By Jane Highley
I’ll be turning 38 this month, and that number puts me squarely in the “late-30s” demographic. It’s also the age that feels like I’ll be entering a 2-year holding pattern for the formidable 40s, which sounds really grown-up. I’d like to say that, at this point in my life, having been a Christian for 25 years, God has taught me countless lessons about the gospel and what it has to do with me and my world. I would love to announce that many of those lessons have been completed, that I’ve graduated. But God’s design for sanctification is never “once and done.” Just as I like to teach my children foundational manners and values from various situations, God delights to teach me the same three truths over and over again, as if I am perpetually enrolled in a course called Identity 101. He wants me to know that he loves me, that I am a sinner, and that he wants me to become holy.

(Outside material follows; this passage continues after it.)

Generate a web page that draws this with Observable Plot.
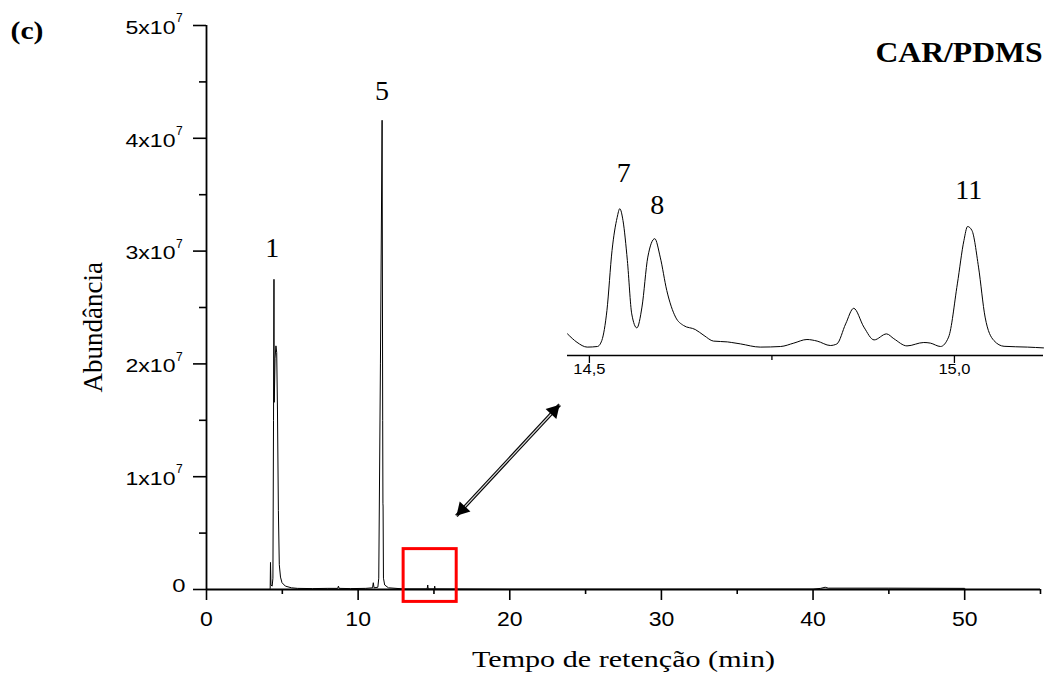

These lessons are so elementary and yet so profoundly difficult to retain. It’s easy to recall and confirm God’s love for me when things go my way, but when things don’t (which is often), I forget that God loved me enough to save me while a sinner (Romans 5:8). I only think about myself: ‘What can I do to fix the situation? What should I do next? What is wrong with me?’ But when I have felt completely spent of my own energy, effort, and ambition—when I feel like I have nothing else to offer—that is often when God reminds me who I am. (Cue James Earl Jones’s deep Mufasa voice: “Remember who you are.”) I forget that I am no longer an orphan: lost and forgotten. Through his word and in prayer, my Father in heaven tells me to stop spinning the plates, to be like the lilies that “neither toil nor spin,” yet grow in gorgeous splendor (Luke 12:27). That imperative seems impossible because I have a Ph.D. in spinning and toiling. However, God wants me to remember who I am: an adopted daughter of the King, a co-heir with his beloved son Jesus Christ. My unearned status as God’s beloved child requires nothing from me except to receive that unconditional love. There is nothing I can add to what Jesus had already accomplished on the cross.